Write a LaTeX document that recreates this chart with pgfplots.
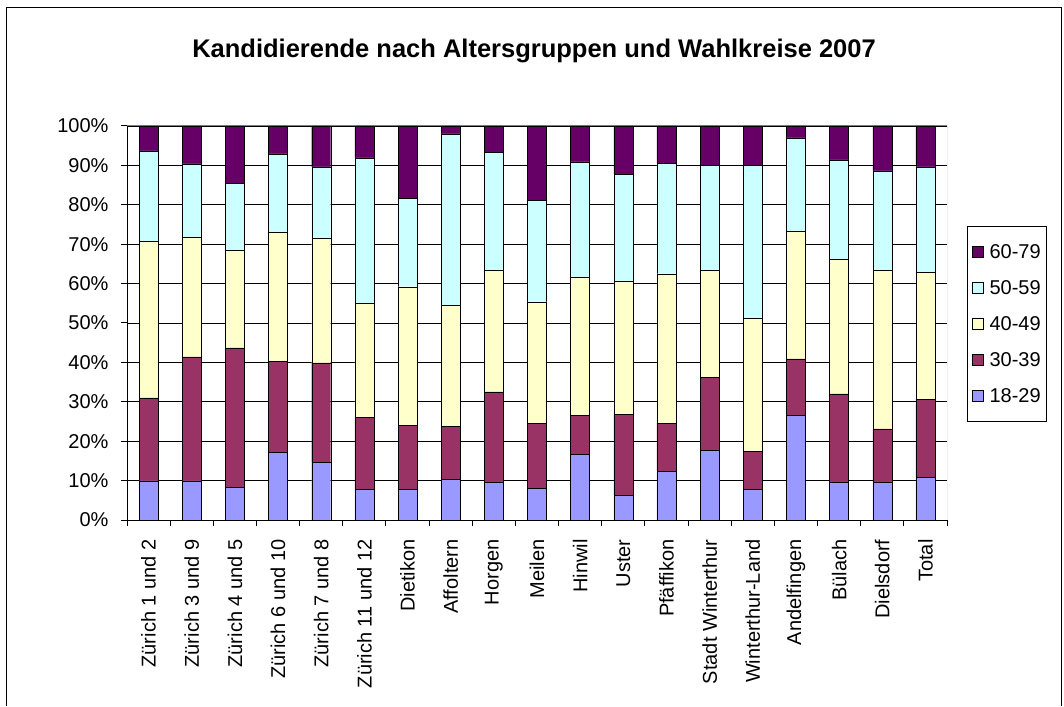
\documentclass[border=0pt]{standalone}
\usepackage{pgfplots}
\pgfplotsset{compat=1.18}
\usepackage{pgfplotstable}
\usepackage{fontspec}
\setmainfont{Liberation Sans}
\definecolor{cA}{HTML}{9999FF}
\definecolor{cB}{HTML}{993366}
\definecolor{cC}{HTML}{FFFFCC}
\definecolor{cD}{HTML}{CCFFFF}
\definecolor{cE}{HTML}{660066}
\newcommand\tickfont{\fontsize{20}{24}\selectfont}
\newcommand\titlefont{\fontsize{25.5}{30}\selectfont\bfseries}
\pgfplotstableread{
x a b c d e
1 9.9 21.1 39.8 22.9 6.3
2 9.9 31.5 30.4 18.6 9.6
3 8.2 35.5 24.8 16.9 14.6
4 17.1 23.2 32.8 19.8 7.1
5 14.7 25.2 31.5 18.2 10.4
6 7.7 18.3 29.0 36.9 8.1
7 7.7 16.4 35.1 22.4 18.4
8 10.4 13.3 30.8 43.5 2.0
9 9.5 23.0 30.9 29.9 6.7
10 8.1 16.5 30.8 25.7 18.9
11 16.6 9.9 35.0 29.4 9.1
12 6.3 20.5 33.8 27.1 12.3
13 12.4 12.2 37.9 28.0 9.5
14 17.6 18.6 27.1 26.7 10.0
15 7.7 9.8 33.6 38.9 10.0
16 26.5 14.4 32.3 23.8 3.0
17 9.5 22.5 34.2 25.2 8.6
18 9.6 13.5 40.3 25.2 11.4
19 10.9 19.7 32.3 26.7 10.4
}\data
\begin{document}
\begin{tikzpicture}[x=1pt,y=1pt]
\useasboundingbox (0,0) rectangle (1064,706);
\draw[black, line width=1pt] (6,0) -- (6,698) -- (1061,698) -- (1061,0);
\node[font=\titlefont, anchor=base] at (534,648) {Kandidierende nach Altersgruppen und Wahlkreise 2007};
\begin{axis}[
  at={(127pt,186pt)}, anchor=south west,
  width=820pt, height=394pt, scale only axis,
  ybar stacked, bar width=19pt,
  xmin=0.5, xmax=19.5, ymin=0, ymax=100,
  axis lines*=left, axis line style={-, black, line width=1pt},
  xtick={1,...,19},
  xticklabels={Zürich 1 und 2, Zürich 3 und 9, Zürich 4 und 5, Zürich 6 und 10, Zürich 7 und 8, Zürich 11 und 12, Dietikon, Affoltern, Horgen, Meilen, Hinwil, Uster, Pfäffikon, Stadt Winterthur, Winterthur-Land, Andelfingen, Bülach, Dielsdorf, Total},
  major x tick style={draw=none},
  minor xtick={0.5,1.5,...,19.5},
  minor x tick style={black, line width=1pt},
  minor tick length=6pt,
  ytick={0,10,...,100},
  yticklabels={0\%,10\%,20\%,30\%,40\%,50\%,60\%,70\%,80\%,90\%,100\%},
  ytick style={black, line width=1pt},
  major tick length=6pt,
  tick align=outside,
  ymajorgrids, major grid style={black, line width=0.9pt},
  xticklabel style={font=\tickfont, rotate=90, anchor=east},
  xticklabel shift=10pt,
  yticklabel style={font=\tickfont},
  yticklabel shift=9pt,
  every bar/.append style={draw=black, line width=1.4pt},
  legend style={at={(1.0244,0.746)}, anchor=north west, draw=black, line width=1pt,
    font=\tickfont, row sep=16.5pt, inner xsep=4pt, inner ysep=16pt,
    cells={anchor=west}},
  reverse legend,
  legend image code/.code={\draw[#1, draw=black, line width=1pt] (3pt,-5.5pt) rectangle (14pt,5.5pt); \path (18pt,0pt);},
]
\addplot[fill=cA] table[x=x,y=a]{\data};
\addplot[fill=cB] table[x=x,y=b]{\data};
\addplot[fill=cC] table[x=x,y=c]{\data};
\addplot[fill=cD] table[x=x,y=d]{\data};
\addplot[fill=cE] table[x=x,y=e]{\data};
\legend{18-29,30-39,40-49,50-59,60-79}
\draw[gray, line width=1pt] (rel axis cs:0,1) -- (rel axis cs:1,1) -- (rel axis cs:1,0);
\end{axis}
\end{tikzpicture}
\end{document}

━━━━━━

Write out the listing above exactly as it stands, pictures excluded.

Write a LaTeX document that recreates this chart with pgfplots.
\documentclass[border=0pt]{standalone}
\usepackage{pgfplots}
\pgfplotsset{compat=1.18}
\usepackage{pgfplotstable}
\usepackage{fontspec}
\setmainfont{Liberation Sans}
\definecolor{cA}{HTML}{9999FF}
\definecolor{cB}{HTML}{993366}
\definecolor{cC}{HTML}{FFFFCC}
\definecolor{cD}{HTML}{CCFFFF}
\definecolor{cE}{HTML}{660066}
\newcommand\tickfont{\fontsize{20}{24}\selectfont}
\newcommand\titlefont{\fontsize{25.5}{30}\selectfont\bfseries}
\pgfplotstableread{
x a b c d e
1 9.9 21.1 39.8 22.9 6.3
2 9.9 31.5 30.4 18.6 9.6
3 8.2 35.5 24.8 16.9 14.6
4 17.1 23.2 32.8 19.8 7.1
5 14.7 25.2 31.5 18.2 10.4
6 7.7 18.3 29.0 36.9 8.1
7 7.7 16.4 35.1 22.4 18.4
8 10.4 13.3 30.8 43.5 2.0
9 9.5 23.0 30.9 29.9 6.7
10 8.1 16.5 30.8 25.7 18.9
11 16.6 9.9 35.0 29.4 9.1
12 6.3 20.5 33.8 27.1 12.3
13 12.4 12.2 37.9 28.0 9.5
14 17.6 18.6 27.1 26.7 10.0
15 7.7 9.8 33.6 38.9 10.0
16 26.5 14.4 32.3 23.8 3.0
17 9.5 22.5 34.2 25.2 8.6
18 9.6 13.5 40.3 25.2 11.4
19 10.9 19.7 32.3 26.7 10.4
}\data
\begin{document}
\begin{tikzpicture}[x=1pt,y=1pt]
\useasboundingbox (0,0) rectangle (1064,706);
\draw[black, line width=1pt] (6,0) -- (6,698) -- (1061,698) -- (1061,0);
\node[font=\titlefont, anchor=base] at (534,648) {Kandidierende nach Altersgruppen und Wahlkreise 2007};
\begin{axis}[
  at={(127pt,186pt)}, anchor=south west,
  width=820pt, height=394pt, scale only axis,
  ybar stacked, bar width=19pt,
  xmin=0.5, xmax=19.5, ymin=0, ymax=100,
  axis lines*=left, axis line style={-, black, line width=1pt},
  xtick={1,...,19},
  xticklabels={Zürich 1 und 2, Zürich 3 und 9, Zürich 4 und 5, Zürich 6 und 10, Zürich 7 und 8, Zürich 11 und 12, Dietikon, Affoltern, Horgen, Meilen, Hinwil, Uster, Pfäffikon, Stadt Winterthur, Winterthur-Land, Andelfingen, Bülach, Dielsdorf, Total},
  major x tick style={draw=none},
  minor xtick={0.5,1.5,...,19.5},
  minor x tick style={black, line width=1pt},
  minor tick length=6pt,
  ytick={0,10,...,100},
  yticklabels={0\%,10\%,20\%,30\%,40\%,50\%,60\%,70\%,80\%,90\%,100\%},
  ytick style={black, line width=1pt},
  major tick length=6pt,
  tick align=outside,
  ymajorgrids, major grid style={black, line width=0.9pt},
  xticklabel style={font=\tickfont, rotate=90, anchor=east},
  xticklabel shift=10pt,
  yticklabel style={font=\tickfont},
  yticklabel shift=9pt,
  every bar/.append style={draw=black, line width=1.4pt},
  legend style={at={(1.0244,0.746)}, anchor=north west, draw=black, line width=1pt,
    font=\tickfont, row sep=16.5pt, inner xsep=4pt, inner ysep=16pt,
    cells={anchor=west}},
  reverse legend,
  legend image code/.code={\draw[#1, draw=black, line width=1pt] (3pt,-5.5pt) rectangle (14pt,5.5pt); \path (18pt,0pt);},
]
\addplot[fill=cA] table[x=x,y=a]{\data};
\addplot[fill=cB] table[x=x,y=b]{\data};
\addplot[fill=cC] table[x=x,y=c]{\data};
\addplot[fill=cD] table[x=x,y=d]{\data};
\addplot[fill=cE] table[x=x,y=e]{\data};
\legend{18-29,30-39,40-49,50-59,60-79}
\draw[gray, line width=1pt] (rel axis cs:0,1) -- (rel axis cs:1,1) -- (rel axis cs:1,0);
\end{axis}
\end{tikzpicture}
\end{document}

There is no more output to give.